::: MATERIAL FOR THIS TASK

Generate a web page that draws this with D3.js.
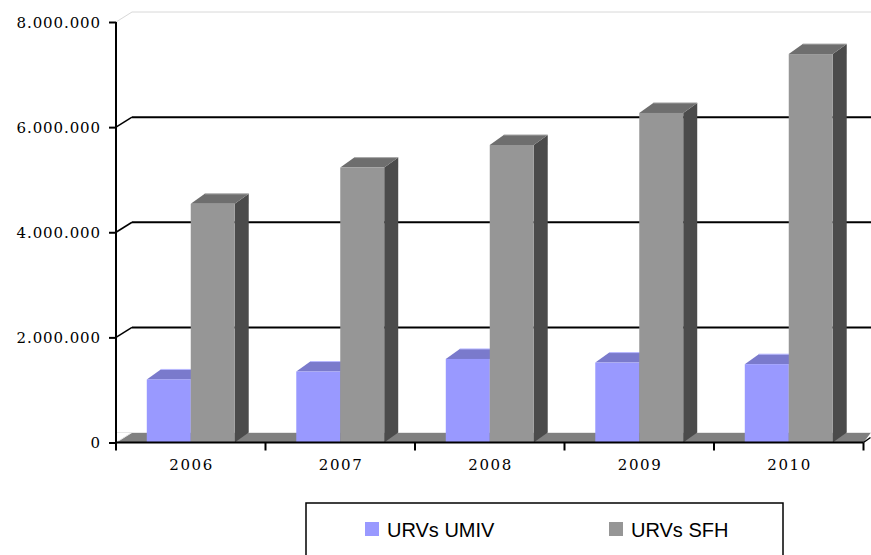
<!DOCTYPE html>
<html><head><meta charset="utf-8">
<script src="https://cdn.jsdelivr.net/npm/d3@7"></script>
<style>
html,body{margin:0;padding:0;background:#fff;}
svg{display:block;}
</style></head>
<body><svg id="c" width="871" height="555"></svg>
<script>
const years = ["2006","2007","2008","2009","2010"];
const seriesNames = ["URVs UMIV","URVs SFH"];
const umiv = [1200000, 1350000, 1590000, 1520000, 1490000];
const sfh = [4540000, 5230000, 5660000, 6270000, 7390000];
const yTicks = [0, 2000000, 4000000, 6000000, 8000000];

const frontColors = ["#9999FF", "#969696"];
const topColors = ["#7A7ACC", "#6E6E6E"];
const sideColors = ["#5C5C99", "#4B4B4B"];

const svg = d3.select("#c");
const left = 116, right = 863.5, bottom = 442.5, topY = 22;
const wdx = 16, wdy = -10;   // wall depth
const bdx = 14, bdy = -10;   // bar depth

const y = d3.scaleLinear().domain([0, 8000000]).range([bottom, topY]);
const x0 = d3.scaleBand().domain(years).range([left, right]).paddingInner(0).paddingOuter(0);
const x1 = d3.scaleBand().domain(seriesNames).range([0, x0.bandwidth()]).paddingInner(0).paddingOuter(0.7);

const loc = d3.formatLocale({decimal: ",", thousands: ".", grouping: [3], currency: ["", ""]});
const fmt = loc.format(",d");

// back wall gridlines
yTicks.forEach(t => {
  const yy = y(t);
  if (t === 0) return;
  const col = t === 8000000 ? "#d8d8d8" : "#000";
  const sw = t === 8000000 ? 1 : 2;
  svg.append("line").attr("x1", left).attr("y1", yy).attr("x2", left + wdx).attr("y2", yy + wdy)
    .attr("stroke", col).attr("stroke-width", t === 8000000 ? 1 : 1.5);
  svg.append("line").attr("x1", left + wdx).attr("y1", yy + wdy).attr("x2", 871).attr("y2", yy + wdy)
    .attr("stroke", col).attr("stroke-width", sw);
});

// floor
svg.append("path")
  .attr("d", `M${left},${bottom} L${left + wdx},${bottom + wdy} L871,${bottom + wdy} L${right},${bottom} Z`)
  .attr("fill", "#808080");
svg.append("line").attr("x1", left + 1).attr("y1", bottom + wdy).attr("x2", 871).attr("y2", bottom + wdy)
  .attr("stroke", "#e6e6e6").attr("stroke-width", 1.2);
svg.append("line").attr("x1", left).attr("y1", bottom).attr("x2", left + wdx).attr("y2", bottom + wdy)
  .attr("stroke", "#e6e6e6").attr("stroke-width", 1);

// bars
const data = years.map((yr, i) => ({yr, vals: [umiv[i], sfh[i]]}));
data.forEach(d => {
  d.vals.forEach((v, s) => {
    const xa = x0(d.yr) + x1(seriesNames[s]);
    const w = x1.bandwidth();
    const yt = y(v);
    const g = svg.append("g");
    g.append("path")
      .attr("d", `M${xa + w},${bottom} L${xa + w + bdx},${bottom + bdy} L${xa + w + bdx},${yt + bdy} L${xa + w},${yt} Z`)
      .attr("fill", sideColors[s]);
    g.append("path")
      .attr("d", `M${xa},${yt} L${xa + bdx},${yt + bdy} L${xa + w + bdx},${yt + bdy} L${xa + w},${yt} Z`)
      .attr("fill", topColors[s]);
    g.append("line").attr("x1", xa + bdx).attr("y1", yt + bdy).attr("x2", xa + w + bdx).attr("y2", yt + bdy)
      .attr("stroke", s === 0 ? "#b8b8ff" : "#a8a8a8").attr("stroke-width", 1);
    g.append("rect").attr("x", xa).attr("y", yt).attr("width", w).attr("height", bottom - yt)
      .attr("fill", frontColors[s]);
  });
});

// y axis
const yAxis = d3.axisLeft(y).tickValues(yTicks).tickFormat(fmt).tickSize(7).tickPadding(8);
const ga = svg.append("g").attr("transform", `translate(${left},0)`).call(yAxis);
ga.attr("font-size", null).attr("font-family", null);
ga.select(".domain").attr("d", `M0,${topY}V${bottom + 8}`).attr("stroke", "#000").attr("stroke-width", 2);
ga.selectAll(".tick line").attr("stroke", "#000").attr("stroke-width", 2);
ga.selectAll(".tick text").attr("fill", "#000")
  .style("font-family", "'DejaVu Serif', serif").style("font-size", "15px")
  .style("letter-spacing", "0.9px").attr("dy", "0.36em");

// x axis
const xAxis = d3.axisBottom(x0).tickSize(0).tickPadding(17);
const gx = svg.append("g").attr("transform", `translate(0,${bottom})`).call(xAxis);
gx.attr("font-size", null).attr("font-family", null);
gx.select(".domain").remove();
gx.selectAll(".tick text").attr("fill", "#000")
  .style("font-family", "'DejaVu Serif', serif").style("font-size", "15px")
  .style("letter-spacing", "1.6px").attr("dx", "0.8px");
svg.append("line").attr("x1", left).attr("y1", bottom).attr("x2", right).attr("y2", bottom)
  .attr("stroke", "#000").attr("stroke-width", 2);
svg.append("line").attr("x1", right).attr("y1", bottom).attr("x2", right + 7).attr("y2", bottom - 5)
  .attr("stroke", "#000").attr("stroke-width", 1.5);
const bounds = years.map(yr => x0(yr) + x0.bandwidth());
svg.selectAll(".xt").data(bounds).enter().append("line")
  .attr("x1", d => d).attr("x2", d => d).attr("y1", bottom).attr("y2", bottom + 8)
  .attr("stroke", "#000").attr("stroke-width", 2);

// legend
svg.append("rect").attr("x", 306).attr("y", 503).attr("width", 477).attr("height", 80)
  .attr("fill", "#fff").attr("stroke", "#000").attr("stroke-width", 1.5);
const legX = [365, 609];
seriesNames.forEach((n, i) => {
  svg.append("rect").attr("x", legX[i]).attr("y", 522).attr("width", 14).attr("height", 14)
    .attr("fill", frontColors[i]);
  svg.append("text").attr("x", legX[i] + 22).attr("y", 536.5).text(n)
    .style("font-family", "'Liberation Sans', Arial, sans-serif").style("font-size", "20px")
    .attr("fill", "#000");
});
</script></body></html>
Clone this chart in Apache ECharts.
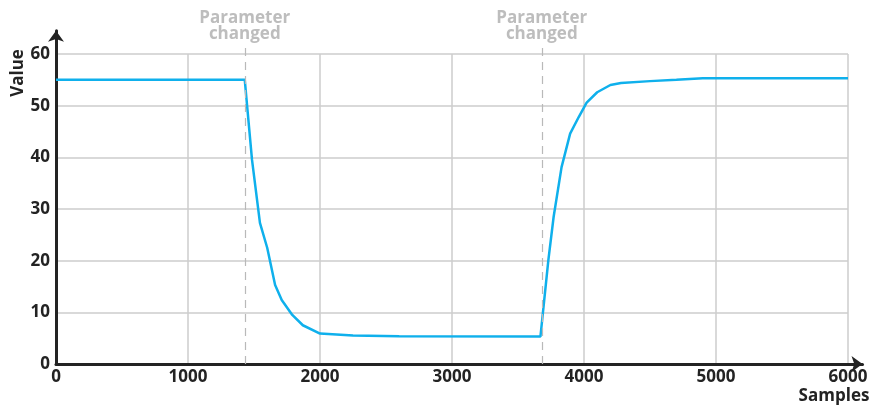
<!DOCTYPE html>
<html>
<head>
<meta charset="utf-8">
<script src="https://cdn.jsdelivr.net/npm/echarts@6/dist/echarts.min.js"></script>
<style>
  html, body { margin: 0; padding: 0; background: #fff; }
  #chart { width: 875px; height: 405px; }
</style>
</head>
<body>
<div id="chart"></div>
<script>
// Step response: value vs. sample index
const samples = [0, 1430, 1485, 1545, 1600, 1660, 1710, 1790, 1870, 2000, 2250, 2600, 3670,
                 3730, 3770, 3830, 3895, 3960, 4020, 4100, 4200, 4280, 4500, 4700, 4900, 6000];
const values  = [55, 55, 39.5, 27.3, 22.5, 15.3, 12.4, 9.5, 7.5, 5.9, 5.5, 5.35, 5.3,
                 20.1, 28.5, 38.1, 44.6, 47.8, 50.6, 52.6, 54.0, 54.4, 54.75, 55.0, 55.3, 55.3];
const changePoints = [1430, 3680];
const changeLabel = 'Parameter\nchanged';
const xTicks = { min: 0, max: 6000, interval: 1000 };
const yTicks = { min: 0, max: 60, interval: 10 };
const xName = 'Samples';
const yName = 'Value';

const FONT = '"Open Sans", "DejaVu Sans", sans-serif';
const INK = '#232323';
const GRID_GRAY = '#cdcdcd';
const LINE_BLUE = '#0fb0ec';

// plot area and the slightly larger frame that carries the arrowed axes
const plot = { left: 56, right: 27, top: 54, bottom: 41 };
const pxPerX = (875 - plot.left - plot.right) / (xTicks.max - xTicks.min);
const pxPerY = (405 - plot.top - plot.bottom) / (yTicks.max - yTicks.min);
const axisXMax = 6110, axisYMax = 64.5;
const frame = {
  left: plot.left,
  right: 875 - plot.left - (axisXMax - xTicks.min) * pxPerX,
  top: 405 - plot.bottom - (axisYMax - yTicks.min) * pxPerY,
  bottom: plot.bottom
};

const chart = echarts.init(document.getElementById('chart'), null, { renderer: 'canvas' });

chart.setOption({
  animation: false,
  backgroundColor: '#ffffff',
  grid: [
    Object.assign({ containLabel: false }, plot),
    Object.assign({ containLabel: false }, frame)
  ],
  xAxis: [
    {
      gridIndex: 0, type: 'value',
      min: xTicks.min, max: xTicks.max, interval: xTicks.interval,
      axisLine: { show: false }, axisTick: { show: false },
      axisLabel: { color: INK, fontFamily: FONT, fontWeight: 'bold', fontSize: 17, margin: 5,
                   formatter: v => String(v) },
      splitLine: { show: true, lineStyle: { color: GRID_GRAY, width: 1.5 } }
    },
    {
      gridIndex: 1, type: 'value', min: xTicks.min, max: axisXMax,
      axisLine: { show: true, symbol: ['none', 'arrow'], symbolSize: [12, 11],
                  lineStyle: { color: INK, width: 3 } },
      axisTick: { show: false }, axisLabel: { show: false }, splitLine: { show: false }
    }
  ],
  yAxis: [
    {
      gridIndex: 0, type: 'value',
      min: yTicks.min, max: yTicks.max, interval: yTicks.interval,
      axisLine: { show: false }, axisTick: { show: false },
      axisLabel: { color: INK, fontFamily: FONT, fontWeight: 'bold', fontSize: 17, margin: 6 },
      splitLine: { show: true, lineStyle: { color: GRID_GRAY, width: 1.5 } }
    },
    {
      gridIndex: 1, type: 'value', min: yTicks.min, max: axisYMax,
      axisLine: { show: true, symbol: ['none', 'arrow'], symbolSize: [12, 11],
                  lineStyle: { color: INK, width: 3 } },
      axisTick: { show: false }, axisLabel: { show: false }, splitLine: { show: false }
    }
  ],
  series: [
    {
      type: 'line',
      xAxisIndex: 0, yAxisIndex: 0,
      data: samples.map((s, i) => [s, values[i]]),
      showSymbol: false,
      lineStyle: { color: LINE_BLUE, width: 2.5 },
      z: 3
    },
    {
      // parameter-change markers, drawn on the outer frame so they can rise above the plot
      type: 'line',
      xAxisIndex: 1, yAxisIndex: 1,
      data: [],
      markLine: {
        silent: true,
        symbol: ['none', 'none'],
        lineStyle: { color: '#b9b9b9', type: [8, 6], width: 1.2 },
        label: {
          show: true, position: 'end', distance: 0,
          formatter: changeLabel,
          color: '#bdbdbd', fontFamily: FONT, fontWeight: 'bold', fontSize: 17, lineHeight: 16
        },
        data: changePoints.map(x => [
          { coord: [x, 0] },
          { coord: [x, 62.3] }
        ])
      },
      z: 2
    }
  ],
  graphic: [
    {
      type: 'text', x: 18, y: 73, rotation: Math.PI / 2,
      style: { text: yName, font: 'bold 17px ' + FONT, fill: INK, align: 'center', verticalAlign: 'middle' }
    },
    {
      type: 'text', x: 834, y: 396,
      style: { text: xName, font: 'bold 17px ' + FONT, fill: INK, align: 'center', verticalAlign: 'middle' }
    }
  ]
});
</script>
</body>
</html>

::::::

EXERCISE PROMPT:
Only the lines from the start of the records through the line containing "const bdx = 14, bdy" should be repeated, word for word, with the pictures left out.

RESULT OF THE TASK:
Generate a web page that draws this with D3.js.
<!DOCTYPE html>
<html><head><meta charset="utf-8">
<script src="https://cdn.jsdelivr.net/npm/d3@7"></script>
<style>
html,body{margin:0;padding:0;background:#fff;}
svg{display:block;}
</style></head>
<body><svg id="c" width="871" height="555"></svg>
<script>
const years = ["2006","2007","2008","2009","2010"];
const seriesNames = ["URVs UMIV","URVs SFH"];
const umiv = [1200000, 1350000, 1590000, 1520000, 1490000];
const sfh = [4540000, 5230000, 5660000, 6270000, 7390000];
const yTicks = [0, 2000000, 4000000, 6000000, 8000000];

const frontColors = ["#9999FF", "#969696"];
const topColors = ["#7A7ACC", "#6E6E6E"];
const sideColors = ["#5C5C99", "#4B4B4B"];

const svg = d3.select("#c");
const left = 116, right = 863.5, bottom = 442.5, topY = 22;
const wdx = 16, wdy = -10;   // wall depth
const bdx = 14, bdy = -10;   // bar depth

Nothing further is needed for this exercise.